UC San Diego professor and cultural critic Benjamin Bratton raises some provocative questions in this piece that takes a skeptical look, to say the least, at the self-help-inflected and tautological (e.g., What I’m about to say is extremely significant, because I say so and because you, eager audience, are in on it) subculture that in part gave rise to TED and that TED continues to build—one pithy line at a time.

The Guardian via BRATTON.INFO:

So what is TED exactly?

Perhaps it’s the proposition that if we talk about world-changing ideas enough, then the world will change. But this is not true, and that’s the second problem.

TED of course stands for Technology, Entertainment, Design, and I’ll talk a bit about all three. I Think TED actually stands for: middlebrow megachurch infotainment.

The key rhetorical device for TED talks is a combination of epiphany and personal testimony (an “epiphimony” if you like ) through which the speaker shares a personal journey of insight and realisation, its triumphs and tribulations.

What is it that the TED audience hopes to get from this? A vicarious insight, a fleeting moment of wonder, an inkling that maybe it’s all going to work out after all?
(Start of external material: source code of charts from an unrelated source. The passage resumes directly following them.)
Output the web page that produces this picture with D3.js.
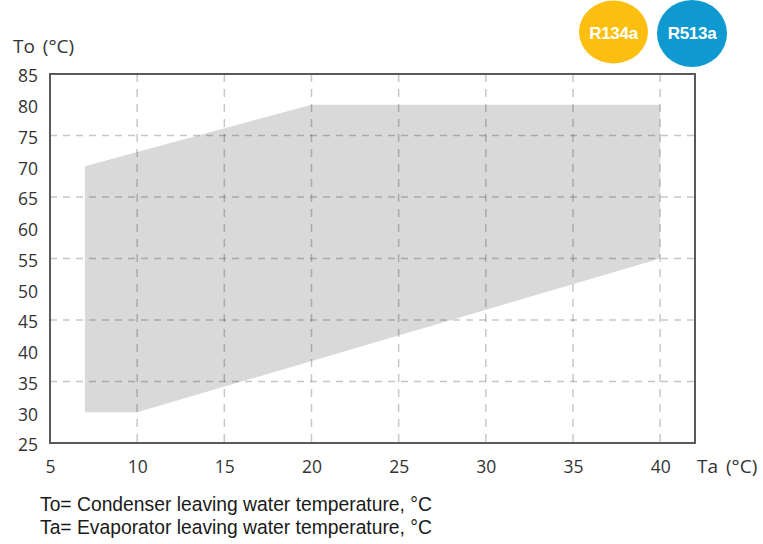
<!DOCTYPE html>
<html>
<head>
<meta charset="utf-8">
<script src="https://cdn.jsdelivr.net/npm/d3@7"></script>
<style>
  body { margin: 0; background: #fff; }
  svg text { font-family: "Open Sans", sans-serif; }
</style>
</head>
<body>
<div id="chart"></div>
<script>
let width = 763;
let height = 544;

// envelope corners (Ta, To)
let envTa = [7, 7, 20, 40, 40, 10];
let envTo = [30, 70, 80, 80, 55, 30];

let xTicks = [5, 10, 15, 20, 25, 30, 35, 40];
let yTicks = [25, 30, 35, 40, 45, 50, 55, 60, 65, 70, 75, 80, 85];
let xGrid = [10, 15, 20, 25, 30, 35, 40];
let yGrid = [35, 45, 55, 65, 75];

let badges = ["R134a", "R513a"];
let badgeColors = ["#fdbf0f", "#0e9ad0"];
let notes = ["To= Condenser leaving water temperature, °C",
             "Ta= Evaporator leaving water temperature, °C"];

let svg = d3.select("#chart").append("svg")
            .attr("width", width)
            .attr("height", height);

let mLeft = 50, mRight = 695, mTop = 74, mBottom = 443;

let x = d3.scaleLinear().domain([5, 42]).range([mLeft, mRight]);
let y = d3.scaleLinear().domain([25, 85]).range([mBottom, mTop]);

// shaded operating area
let pts = envTa.map((t, i) => [x(t), y(envTo[i])]);
svg.append("path")
   .attr("d", d3.line()(pts) + "Z")
   .attr("fill", "#d9d9d9");

// grid
svg.append("g").selectAll("line").data(xGrid).join("line")
   .attr("x1", d => x(d)).attr("x2", d => x(d))
   .attr("y1", mTop).attr("y2", mBottom)
   .attr("stroke", "rgba(0,0,0,0.22)")
   .attr("stroke-width", 1.5)
   .attr("stroke-dasharray", "8,7");

svg.append("g").selectAll("line").data(yGrid).join("line")
   .attr("x1", mLeft).attr("x2", mRight)
   .attr("y1", d => y(d)).attr("y2", d => y(d))
   .attr("stroke", "rgba(0,0,0,0.22)")
   .attr("stroke-width", 1.5)
   .attr("stroke-dasharray", "7,6");

// frame
svg.append("rect")
   .attr("x", mLeft).attr("y", mTop)
   .attr("width", mRight - mLeft).attr("height", mBottom - mTop)
   .attr("fill", "none")
   .attr("stroke", "#5a5a5a")
   .attr("stroke-width", 2);

// axes (labels only)
let xAxis = svg.append("g")
   .attr("transform", "translate(0," + mBottom + ")")
   .call(d3.axisBottom(x).tickValues(xTicks).tickSize(0).tickPadding(18));
let yAxis = svg.append("g")
   .attr("transform", "translate(" + mLeft + ",0)")
   .call(d3.axisLeft(y).tickValues(yTicks).tickSize(0).tickPadding(12));
[xAxis, yAxis].forEach(a => {
  a.select(".domain").remove();
  a.selectAll("text")
   .attr("fill", "#333")
   .style("font-family", "'Open Sans', sans-serif")
   .style("font-size", "17.5px");
});
yAxis.selectAll("text").attr("dy", "0.45em");

svg.append("text").attr("x", 13).attr("y", 53)
   .attr("fill", "#333").style("font-size", "19px")
   .style("word-spacing", "3px").text("To (°C)");
svg.append("text").attr("x", 697).attr("y", 473)
   .attr("fill", "#333").style("font-size", "19px")
   .style("word-spacing", "3px").text("Ta (°C)");

// refrigerant badges
let bx = [613.5, 692];
let by = [32, 33.5];
let br = [[34.5, 31.5], [35, 33.5]];
badges.forEach((b, i) => {
  svg.append("ellipse")
     .attr("cx", bx[i]).attr("cy", by[i])
     .attr("rx", br[i][0]).attr("ry", br[i][1])
     .attr("fill", badgeColors[i]);
  svg.append("text")
     .attr("x", bx[i]).attr("y", 39)
     .attr("text-anchor", "middle")
     .attr("fill", "#fff")
     .style("font-family", "'Liberation Sans', Arial, sans-serif")
     .style("font-weight", "bold")
     .style("font-size", "17px")
     .style("letter-spacing", "-0.3px")
     .text(b);
});

// footnotes
svg.append("g").selectAll("text").data(notes).join("text")
   .attr("x", 40).attr("y", (d, i) => 511 + i * 23)
   .attr("fill", "#1a1a1a")
   .style("font-family", "'Liberation Sans', Arial, sans-serif")
   .style("font-size", "19.3px")
   .text(d => d);
</script>
</body>
</html>
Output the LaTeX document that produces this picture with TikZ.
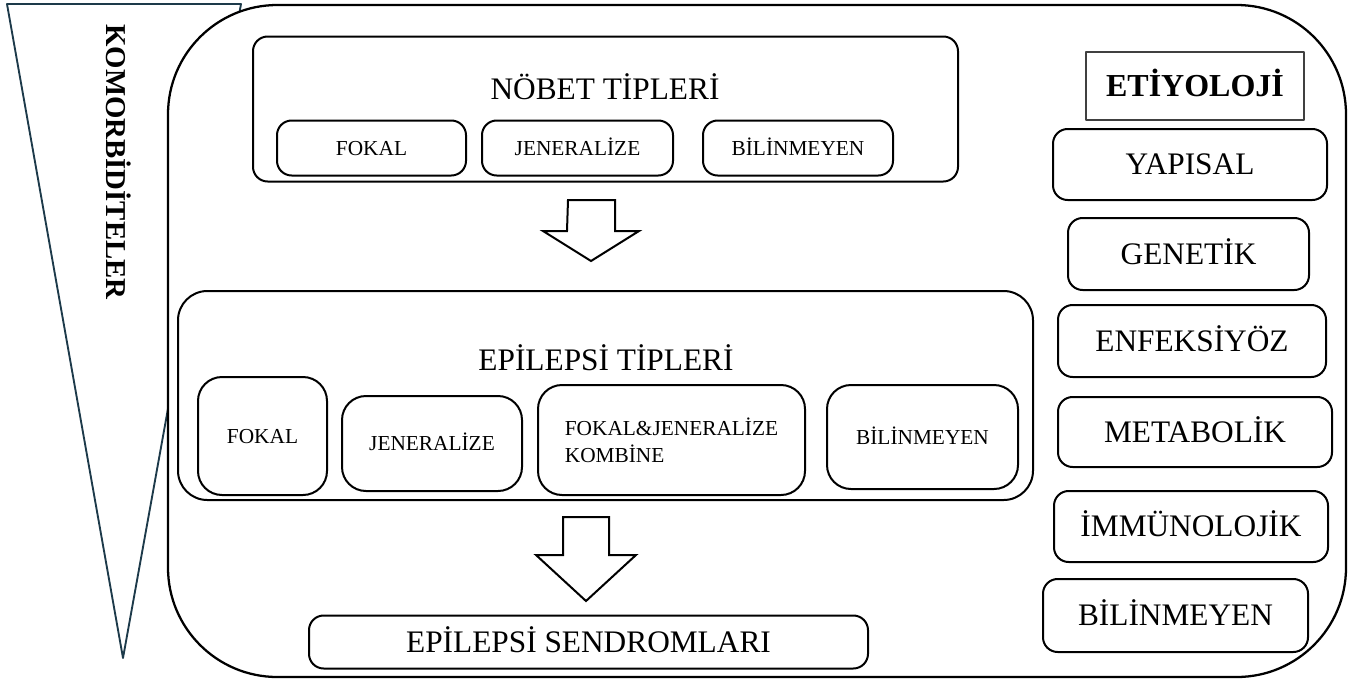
\documentclass[tikz,border=0pt]{standalone}
\usepackage{fontspec}
\setmainfont{Liberation Serif}
\usetikzlibrary{positioning}
\definecolor{slate}{HTML}{1D3A4A}

\begin{document}
\begin{tikzpicture}[
            x = 0.75pt, y = -0.75pt, % one unit is one pixel of the layout
            line join = round,
            boxsize/.style 2 args = {minimum width = #1*0.75pt, minimum height = #2*0.75pt}
        ]

        \tikzstyle{box}=[
            draw,
            line width = 1.5pt,
            rounded corners = 11pt,
            inner sep = 0pt,
            align = center
        ]
        \tikzstyle{bigtext}=[text height = 15.5pt, text depth = 0pt, font = \fontsize{23.5}{28}\selectfont]
        \tikzstyle{smalltext}=[text height = 10.6pt, text depth = 0pt, font = \fontsize{16}{20}\selectfont]
        \tikzstyle{blockarrow}=[draw, line width = 1.5pt, fill = white, line join = miter]

        \fill[white] (0,0) rectangle (1360,682);
        \useasboundingbox (0,0) rectangle (1360,682);

	% comorbidities wedge
        \draw[slate, line width = 1.4pt] (7,4) -- (241,4) -- (123,658) -- cycle;
        \node[rotate = -90, font = \bfseries\fontsize{21.6}{26}\selectfont] (komor) at (119,162) {KOMORBİDİTELER};

	% outer frame
        \node[draw, line width = 1.7pt, fill = white, rounded corners = 82pt, boxsize = {1178}{672}] (frame) at (757,341) {};

	% seizure types
        \node[box, boxsize = {705}{145}] (nobet) at (605.5,109) {};
        \node[bigtext] (nobettitle) at (605,89) {NÖBET TİPLERİ};
        \node[box, smalltext, boxsize = {189}{55}] (nfokal) at (371.5,148) {FOKAL};
        \node[box, smalltext, boxsize = {191}{55}] (njen) at (577.5,148) {JENERALİZE};
        \node[box, smalltext, boxsize = {190}{55}] (nbil) at (798,148) {BİLİNMEYEN};

        \coordinate (arr1) at (568,200);
        \draw[blockarrow] (arr1) -- ++(47,0) -- ++(0,31) -- ++(24,0) -- ++(-48,30) -- ++(-48,-30) -- ++(24,0) -- cycle;

	% epilepsy types
        \node[box, rounded corners = 22pt, boxsize = {855}{209}] (epi) at (605.5,395.5) {};
        \node[bigtext] (epititle) at (606,360) {EPİLEPSİ TİPLERİ};
        \node[box, rounded corners = 18pt, smalltext, boxsize = {129}{118}] (efokal) at (262.5,436) {FOKAL};
        \node[box, rounded corners = 18pt, smalltext, boxsize = {180}{95}] (ejen) at (432,443.5) {JENERALİZE};
        \node[box, rounded corners = 18pt, font = \fontsize{16}{20}\selectfont, boxsize = {267}{110}, align = left] (ekomb) at (671.5,440) {FOKAL\&JENERALİZE\\KOMBİNE};
        \node[box, rounded corners = 18pt, smalltext, boxsize = {191}{104}] (ebil) at (922.5,437) {BİLİNMEYEN};

        \coordinate (arr2) at (563,517);
        \draw[blockarrow] (arr2) -- ++(46,0) -- ++(0,38) -- ++(27,0) -- ++(-50,46) -- ++(-50,-46) -- ++(27,0) -- cycle;

	% syndromes
        \node[box, bigtext, boxsize = {559}{53}] (sendrom) at (588.5,642) {EPİLEPSİ SENDROMLARI};

	% etiology column
        \node[draw = black!75, line width = 0.8pt, boxsize = {218}{68}, text height = 16pt, text depth = 0pt, font = \bfseries\fontsize{24}{28}\selectfont] (etiyoloji) at (1195,86) {ETİYOLOJİ};
        \node[box, bigtext, boxsize = {274}{71}] (yapisal) at (1190,164.5) {YAPISAL};
        \node[box, bigtext, boxsize = {241}{72}] (genetik) at (1188.5,254) {GENETİK};
        \node[box, bigtext, boxsize = {268}{72}] (enfeks) at (1192,341) {ENFEKSİYÖZ};
        \node[box, bigtext, boxsize = {274}{70}] (metab) at (1195,432) {METABOLİK};
        \node[box, bigtext, boxsize = {274}{71}] (immun) at (1191,526.5) {İMMÜNOLOJİK};
        \node[box, bigtext, boxsize = {265}{73}] (bilinm) at (1175.5,615.5) {BİLİNMEYEN};

  \end{tikzpicture}
\end{document}
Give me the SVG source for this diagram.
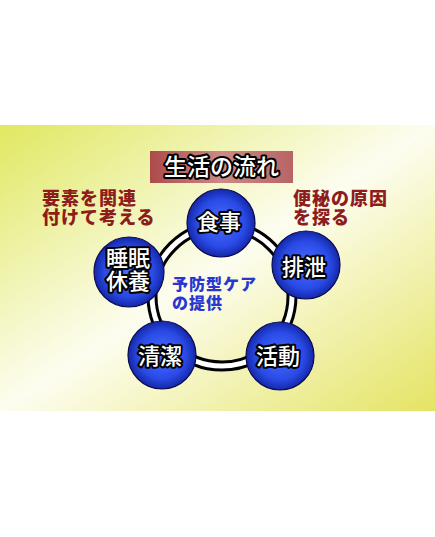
<svg xmlns="http://www.w3.org/2000/svg" width="435" height="537" viewBox="0 0 435 537">
<defs>
<linearGradient id="bg" x1="0" y1="0" x2="1" y2="1">
<stop offset="0" stop-color="#e0e862"/>
<stop offset="0.5" stop-color="#fdfdf0"/>
<stop offset="1" stop-color="#e4e464"/>
</linearGradient>
<linearGradient id="tb" x1="0" y1="0" x2="1" y2="0">
<stop offset="0" stop-color="#ad4a4a"/>
<stop offset="0.5" stop-color="#cc8a88"/>
<stop offset="1" stop-color="#b86464"/>
</linearGradient>
<radialGradient id="ball" cx="0.5" cy="0.5" r="0.5">
<stop offset="0" stop-color="#4a6cff"/>
<stop offset="0.7" stop-color="#2a4ae6"/>
<stop offset="1" stop-color="#1428a8"/>
</radialGradient>
<style>
.node{fill:url(#ball);stroke:#0a0a50;stroke-width:1.2}
.lbl{font-family:"Noto Sans CJK JP","Noto Sans CJK SC",sans-serif;font-size:22px;font-weight:500;fill:#fff;stroke:#000;stroke-width:4;stroke-linejoin:round;paint-order:stroke;text-anchor:middle}
.red{font-family:"Noto Sans CJK JP",sans-serif;font-size:18px;font-weight:900;fill:#8e1c1c;letter-spacing:1px}
.blue{font-family:"Noto Sans CJK JP",sans-serif;font-size:16px;font-weight:900;fill:#2a36d0;letter-spacing:1px}
</style>
</defs>
<rect x="0" y="0" width="435" height="537" fill="#fff"/>
<rect x="0" y="125" width="435" height="286" fill="url(#bg)"/>
<g id="title">
<rect x="150" y="151" width="143" height="32" fill="url(#tb)"/>
<text class="lbl" x="221.5" y="175" style="font-size:23px">生活の流れ</text>
</g>
<g id="connectors">
<circle cx="222" cy="296" r="70" fill="none" stroke="#000" stroke-width="11"/>
<circle cx="222" cy="296" r="70" fill="none" stroke="#fff" stroke-width="5"/>
</g>
<g id="note-left">
<text class="red" x="42" y="205">要素を関連</text>
<text class="red" x="42" y="224">付けて考える</text>
</g>
<g id="note-right">
<text class="red" x="293" y="205">便秘の原因</text>
<text class="red" x="293" y="224">を探る</text>
</g>
<g id="center">
<text class="blue" x="172" y="290">予防型ケア</text>
<text class="blue" x="172" y="309">の提供</text>
</g>
<g id="shokuji">
<circle class="node" cx="221" cy="223" r="34"/>
<text class="lbl" x="219" y="230">食事</text>
</g>
<g id="haisetsu">
<circle class="node" cx="306" cy="265" r="34"/>
<text class="lbl" x="304" y="275">排泄</text>
</g>
<g id="katsudou">
<circle class="node" cx="280" cy="356" r="34"/>
<text class="lbl" x="278" y="364">活動</text>
</g>
<g id="seiketsu">
<circle class="node" cx="162" cy="355" r="34"/>
<text class="lbl" x="160" y="364">清潔</text>
</g>
<g id="suimin">
<circle class="node" cx="129" cy="272" r="35"/>
<text class="lbl" x="128" y="266">睡眠</text>
<text class="lbl" x="128" y="289">休養</text>
</g>
</svg>
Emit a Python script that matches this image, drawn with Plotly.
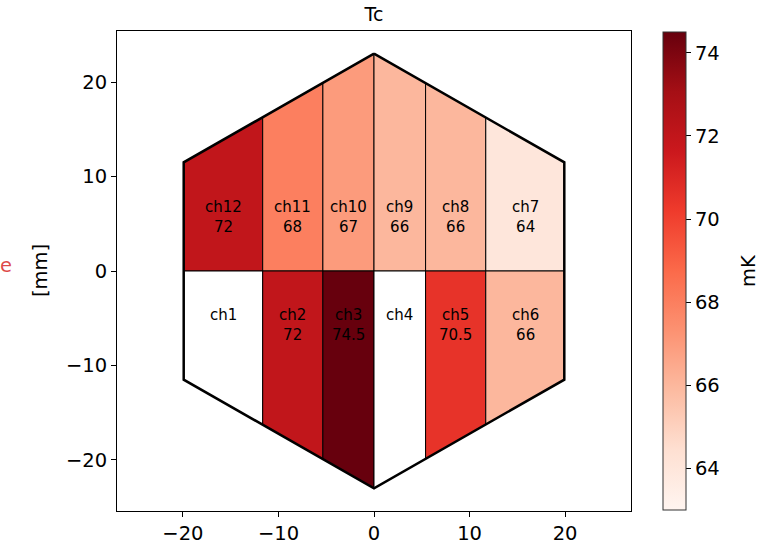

A spiritual buzz?

Addendum: TED stands for “technology, entertainment and design.” Here’s a link to the home page, which offers clips from talks on a smattering of topics, delivered by ambassadors from the cultural vanguard sporting headsets and slinging tag lines like: “The $80 prosthetic knee that’s changing lives,” “Invest in social change,” and “What I learned from Nelson Mandela.”

The site itself, meanwhile, sets the bar high in summing up its offerings: “Riveting talks by remarkable people, free to the world.” You be the judge.